Tüketiminiz Nasıl Olsun?
“Aman al gitsin, en kötü ne olabilir ki? Giymediklerimi zaten eşe dosta veriyorum.” demiş ve o pahalı deri çizmeleri de çok düşünmeden almıştı. Daha pek çok gözüne hoş gelen, kendince ihtiyacı olduğunu sandığı kazaklar, gömlekler, fularlar da sırf indirimde diye çizmelerle birlikte kasada işleme alınmıştı. Emel için sıradan bir alışveriş günüydü. Neredeyse her iş çıkışı yolunun üstündeki mağazaları dolaşır, ufak tefek de olsa bir şeyler alır, eve eli boş gitmezdi. Yine böyle bir alışverişin ardından kendini rahatlatmak için mırıldanıyordu “İyi oldu iyi, hazır indirimdeyken aldım, bu fırsat kaçmazdı...”
O akşam, hızlıca hazırlanıp evden çıkması gerekiyordu. Arkadaşıyla, o hep gittikleri kafede buluşacaklardı. Giyindi, saçlarını düzeltti ve arabasına her zamanki gibi yerleşti. Emel dikkatli bir şofördü, hızlı gitmez aynaları kontrol ederdi. Yine trafikte sakin bir şekilde ilerlerken, korkutucu bir ses duymasıyla başını direksiyona çarpması bir oldu. Acı içinde inledi, olanları anlayamamış, kısık gözlerle etrafa bakıyordu. Yoldan geçenler, koşarak arabasının yanına gelmiş; “İyi misiniz?” diye sesleniyorlardı. Anlık bir şaşkınlık sonrası arabadan inebildi ve arkadan gelen siyah aracın kendisine çarptığını o an anlayabildi. Çarpan kişi de şaşkındı “Sizin ne işiniz var burada, niye durdunuz önümde?” diye söyleniyordu ki adam bir anda yere yığıldı. Etraftaki kalabalıktan birileri ambulansı, polisi aramayı akıl edebilmişlerdi. Emel ise olayın şaşkınlığından kafasından sızan kan damlasını daha yeni fark edebilmişti…
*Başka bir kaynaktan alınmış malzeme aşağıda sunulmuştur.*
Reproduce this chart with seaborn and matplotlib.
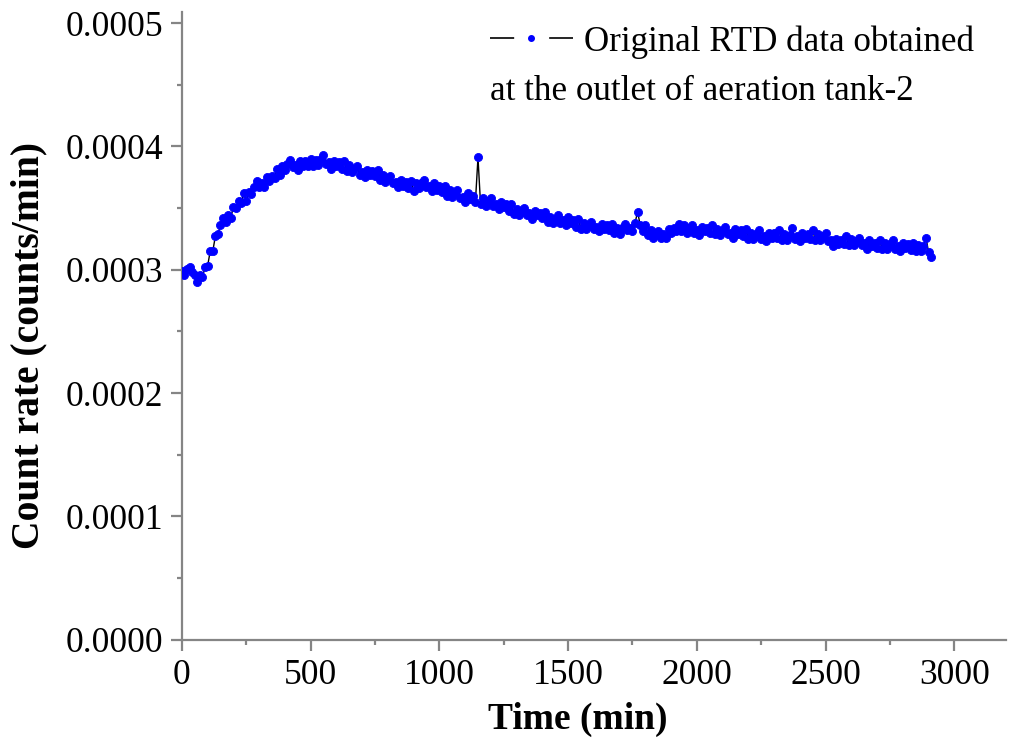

Polis ve ilk yardım ekipleri işlerini halledip olaylar yatışınca, işin gerçeği de ortaya çıkmış oldu. Çarpan adamın kan şekeri yükseldiği için kısa süreli bilinç kaybı yaşamış, bu sebeple Emel’in aracını, sürüş hızını algılayamamıştı. Adamın haline üzülmüştü Emel. Gelen ambulans, neredeyse yoğun bakıma girecekken adama müdahale edebilmişti.
Kazanın şaşkınlığı gittikten sonra kendine üzülme sırası Emel’e gelmişti. Aracındaki hasar oldukça büyüktü. Peki, ama nasıl karşılayacaktı bu masrafı?
Emel kenara para koyup biriktirebilen biri değildi. Açıkçası böyle bir amacı da hiç olmamıştı. “Kazandığımı dilediğimce harcayacağım, dünyaya kazık çakmadık ya, bir kerelik ömür bu, yaşa gitsin…” derdi kendi kendine. Yalnız yaşadığı için de hesap vereceği kimse yoktu yanında.
Annesi hep derdi; “Kızım kenara tedbir parası koy, bir şey olursa kafan rahat eder.” diye.
“Aman anne bir şey olursa o zaman bakarız” diye rahat rahat cevap verirdi…
Evet, şimdi iş başa düşmüştü, çözüm bulmalıydı. Ama annesiyle konuşurkenki rahatlığı şu an yoktu, canı yanıyordu. Geliri belliydi, borç alabileceği bir yakını da yoktu. Ne yapabilirim, nasıl halledebilirim diye günlerce düşündü. Nihayet vardığı sonuç giderleri kısmaktı. Başka çare göremiyordu.
Oturup son bir aylık harcamalarını hesaplamaya karar verdi. Kâğıdı kalemi alıp düşünmeye başladı. Düşündükçe daha detaylı hatırlıyor, hatırladıkça da gözleri büyüyordu. Ne kadar da gereksiz şeylere para harcamıştı. İki haftadan fazla giymeyeceği kıyafet yığınları bir yana, birkaç gün içinde tüketemeyeceği halde aldığı sebzeler, meyveler... Tarihi geçmiş gıdalarla dolu ardiye dolabı bir yana, sıkıldığı için sürekli değiştirdiği tablolar… Şimdiye kadar bunlar gözüne hiç gözükmemişti. Küçük görünen şeyler, meğer ne büyük gedik açıyormuş maaşında, hayretler içindeydi…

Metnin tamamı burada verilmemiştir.